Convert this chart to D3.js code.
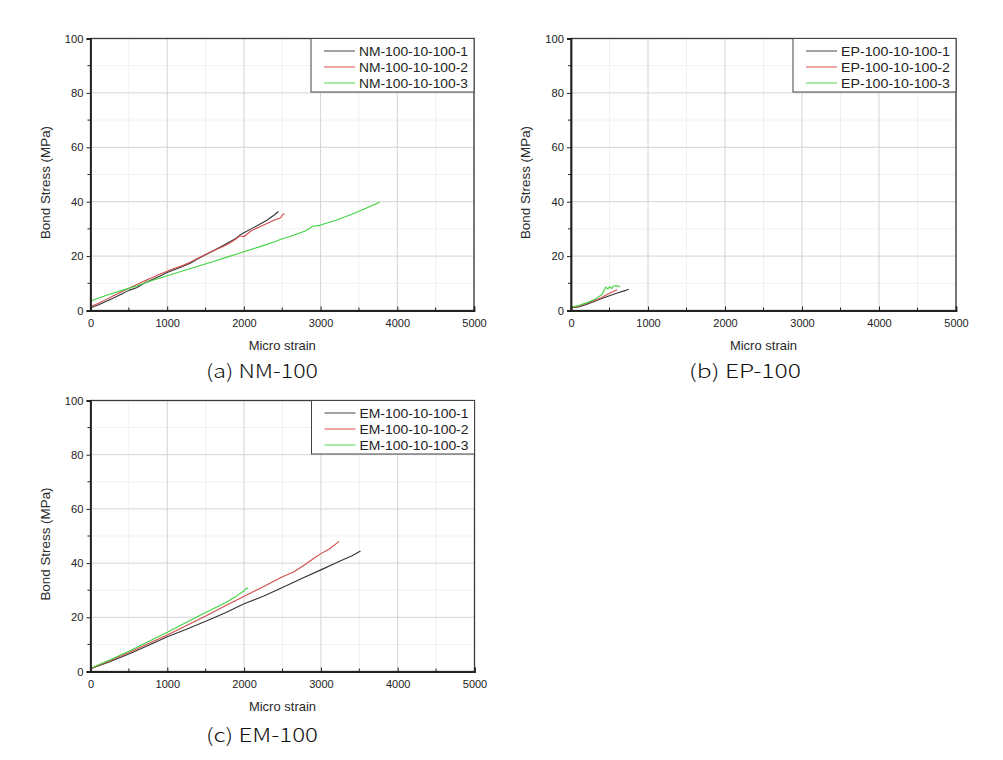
<!DOCTYPE html>
<html>
<head>
<meta charset="utf-8">
<script src="https://cdn.jsdelivr.net/npm/d3@7"></script>
<style>
  html, body { margin: 0; padding: 0; background: #fff; }
  svg { display: block; }
</style>
</head>
<body>
<svg id="chart" width="1003" height="760"></svg>
<script>
// ---------------- DATA ----------------
const xTicks = [0, 1000, 2000, 3000, 4000, 5000];
const yTicks = [0, 20, 40, 60, 80, 100];
const xMinor = [500, 1500, 2500, 3500, 4500];
const yMinor = [10, 30, 50, 70, 90];

const nmNames = ["NM-100-10-100-1", "NM-100-10-100-2", "NM-100-10-100-3"];
const epNames = ["EP-100-10-100-1", "EP-100-10-100-2", "EP-100-10-100-3"];
const emNames = ["EM-100-10-100-1", "EM-100-10-100-2", "EM-100-10-100-3"];
const captions = ["(a)  NM-100", "(b)  EP-100", "(c)  EM-100"];

// [micro strain, bond stress MPa]
const nm1 = [[0,1],[100,2],[200,3.3],[300,4.6],[400,6],[500,7.4],[600,8.4],[700,10],[800,11.3],[900,12.6],[1000,14],[1100,15.1],[1200,16.2],[1300,17.4],[1400,19],[1500,20.5],[1600,22],[1700,23.4],[1800,25],[1900,26.6],[1950,27.8],[2000,28.6],[2100,30.1],[2200,31.6],[2300,33.2],[2400,35.2],[2450,36.4]];
const nm2 = [[0,1.5],[100,2.6],[200,4],[300,5.4],[400,6.8],[500,8.2],[600,9.5],[700,10.8],[800,12],[900,13.3],[1000,14.4],[1100,15.5],[1200,16.5],[1300,17.7],[1400,19.2],[1500,20.6],[1600,22],[1700,23.2],[1800,24.5],[1900,26.4],[1950,27.5],[2000,27.1],[2050,28.3],[2100,29.4],[2200,30.7],[2300,32],[2400,33.3],[2480,34.1],[2500,35.2],[2530,35.6]];
const nm3 = [[0,3.5],[200,5.5],[400,7.3],[600,9],[800,11],[1000,12.8],[1200,14.5],[1400,16.3],[1600,18],[1800,19.8],[2000,21.6],[2200,23.4],[2400,25.3],[2500,26.4],[2600,27.2],[2800,29.2],[2900,31],[3000,31.4],[3200,33.2],[3400,35.3],[3600,37.7],[3770,39.8]];

const ep1 = [[0,1],[100,1.3],[200,2.2],[300,3.3],[400,4.4],[500,5.4],[600,6.4],[700,7.3],[750,7.8]];
const ep2 = [[0,1],[100,1.6],[200,2.6],[300,3.6],[400,4.8],[450,5.6],[500,6.3],[550,7],[600,7.6]];
const ep3 = [[0,1.2],[100,1.8],[200,2.8],[300,4],[400,5.8],[430,7.4],[450,8.6],[480,7.9],[500,8.8],[530,8.1],[550,9],[600,9.1],[640,8.6]];

const em1 = [[0,1],[250,3.6],[500,6.5],[750,9.6],[1000,12.8],[1250,15.6],[1500,18.5],[1750,21.6],[2000,25],[2250,27.8],[2500,31],[2750,34.3],[3000,37.5],[3250,40.8],[3400,42.6],[3516,44.5]];
const em2 = [[0,1],[250,4],[500,7],[750,10.2],[1000,13.5],[1250,17],[1500,20.5],[1750,24.2],[2000,27.8],[2250,31.3],[2500,35],[2650,36.8],[2800,39.6],[2900,41.6],[3000,43.5],[3100,45],[3200,47.2],[3237,48]];
const em3 = [[0,1.2],[250,4.2],[500,7.5],[750,11],[1000,14.5],[1250,18.2],[1500,21.8],[1750,25.3],[1900,27.8],[2000,29.8],[2030,30.8],[2052,30.5]];

const seriesColors = ["#333333", "#d24b4b", "#3fd33f"];
const legendColors = ["#666666", "#e06a6a", "#6ee06e"];

// ---------------- DRAW ----------------
const svg = d3.select("#chart");
const font = "'Liberation Sans', Arial, sans-serif";

const panels = [
  { box: [90.5, 474, 38.5, 310.5], names: nmNames, series: [nm1, nm2, nm3], cap: captions[0], capX: 262, capY: 378 },
  { box: [571, 956, 38.5, 310.5], names: epNames, series: [ep1, ep2, ep3], cap: captions[1], capX: 745, capY: 378 },
  { box: [90.5, 474.5, 400.5, 671.5], names: emNames, series: [em1, em2, em3], cap: captions[2], capX: 262, capY: 742 }
];

panels.forEach(p => {
  const [L, R, T, B] = p.box;
  const x = d3.scaleLinear().domain([0, 5000]).range([L, R]);
  const y = d3.scaleLinear().domain([0, 100]).range([B, T]);
  const g = svg.append("g");

  // minor grid
  g.selectAll(".mgx").data(xMinor).enter().append("line")
    .attr("x1", d => x(d)).attr("x2", d => x(d)).attr("y1", T).attr("y2", B)
    .attr("stroke", "#f1f1f1").attr("stroke-width", 1);
  g.selectAll(".mgy").data(yMinor).enter().append("line")
    .attr("y1", d => y(d)).attr("y2", d => y(d)).attr("x1", L).attr("x2", R)
    .attr("stroke", "#f1f1f1").attr("stroke-width", 1);
  // major grid
  g.selectAll(".gx").data(xTicks).enter().append("line")
    .attr("x1", d => x(d)).attr("x2", d => x(d)).attr("y1", T).attr("y2", B)
    .attr("stroke", "#d4d4d4").attr("stroke-width", 1);
  g.selectAll(".gy").data(yTicks).enter().append("line")
    .attr("y1", d => y(d)).attr("y2", d => y(d)).attr("x1", L).attr("x2", R)
    .attr("stroke", "#d4d4d4").attr("stroke-width", 1);

  // series
  const line = d3.line().x(d => x(d[0])).y(d => y(d[1]));
  p.series.forEach((s, i) => {
    g.append("path").datum(s).attr("d", line)
      .attr("fill", "none").attr("stroke", seriesColors[i])
      .attr("stroke-width", 1.1).attr("stroke-linejoin", "round");
  });

  // frame
  g.append("rect").attr("x", L).attr("y", T).attr("width", R - L).attr("height", B - T)
    .attr("fill", "none").attr("stroke", "#3a3a3a").attr("stroke-width", 1.3);

  // x axis
  const xAxis = d3.axisBottom(x).tickValues(xTicks).tickSize(-4).tickPadding(9)
    .tickFormat(d3.format("d"));
  const xa = g.append("g").attr("transform", `translate(0,${B})`).call(xAxis);
  xa.select(".domain").attr("stroke", "#222").attr("stroke-width", 1.8);
  xa.selectAll(".tick line").attr("stroke", "#222");
  xa.selectAll(".tick text").attr("font-family", font).attr("font-size", 11).attr("fill", "#222");
  g.selectAll(".mtx").data(xMinor).enter().append("line")
    .attr("x1", d => x(d)).attr("x2", d => x(d)).attr("y1", B).attr("y2", B - 3)
    .attr("stroke", "#222");

  // y axis
  const yAxis = d3.axisLeft(y).tickValues(yTicks).tickSize(4).tickPadding(3);
  const ya = g.append("g").attr("transform", `translate(${L},0)`).call(yAxis);
  ya.select(".domain").attr("stroke", "#222").attr("stroke-width", 1.8);
  ya.selectAll(".tick line").attr("stroke", "#222");
  ya.selectAll(".tick text").attr("font-family", font).attr("font-size", 11.2).attr("fill", "#222");
  g.selectAll(".mty").data(yMinor).enter().append("line")
    .attr("y1", d => y(d)).attr("y2", d => y(d)).attr("x1", L).attr("x2", L - 3)
    .attr("stroke", "#222");

  // axis titles
  g.append("text").attr("x", (L + R) / 2).attr("y", B + 39)
    .attr("text-anchor", "middle").attr("font-family", font).attr("font-size", 13)
    .attr("fill", "#2a2a2a").text("Micro strain");
  g.append("text").attr("transform", `translate(${L - 41},${(T + B) / 2 + 8}) rotate(-90)`)
    .attr("text-anchor", "middle").attr("font-family", font).attr("font-size", 13.4)
    .attr("fill", "#2a2a2a").text("Bond Stress (MPa)");

  // legend
  const lw = 163, lh = 53.5;
  const lg = g.append("g").attr("transform", `translate(${R - lw},${T})`);
  lg.append("rect").attr("width", lw).attr("height", lh)
    .attr("fill", "#fff").attr("stroke", "#444").attr("stroke-width", 1);
  p.names.forEach((n, i) => {
    const cy = 12.5 + i * 16;
    lg.append("line").attr("x1", 13).attr("x2", 44).attr("y1", cy).attr("y2", cy)
      .attr("stroke", legendColors[i]).attr("stroke-width", 1.2);
    lg.append("text").attr("x", 48).attr("y", cy + 4.5)
      .attr("font-family", font).attr("font-size", 12).attr("fill", "#222")
      .attr("textLength", 109).attr("lengthAdjust", "spacingAndGlyphs").text(n);
  });

  // caption
  svg.append("text").attr("x", p.capX).attr("y", p.capY)
    .attr("text-anchor", "middle")
    .attr("font-family", "'Noto Sans CJK KR', 'Noto Sans', sans-serif")
    .attr("font-size", 19).attr("font-weight", 300).attr("fill", "#111")
    .attr("textLength", 112).attr("lengthAdjust", "spacingAndGlyphs")
    .text(p.cap);
});
</script>
</body>
</html>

» EXERCISE PROMPT: Exactly restate the lines from the beginning of the data through the line with "const yMinor = [10, 30, 50, 70, 90];", and no others, keeping pictures out.

» REPLY:
Convert this chart to D3.js code.
<!DOCTYPE html>
<html>
<head>
<meta charset="utf-8">
<script src="https://cdn.jsdelivr.net/npm/d3@7"></script>
<style>
  html, body { margin: 0; padding: 0; background: #fff; }
  svg { display: block; }
</style>
</head>
<body>
<svg id="chart" width="1003" height="760"></svg>
<script>
// ---------------- DATA ----------------
const xTicks = [0, 1000, 2000, 3000, 4000, 5000];
const yTicks = [0, 20, 40, 60, 80, 100];
const xMinor = [500, 1500, 2500, 3500, 4500];
const yMinor = [10, 30, 50, 70, 90];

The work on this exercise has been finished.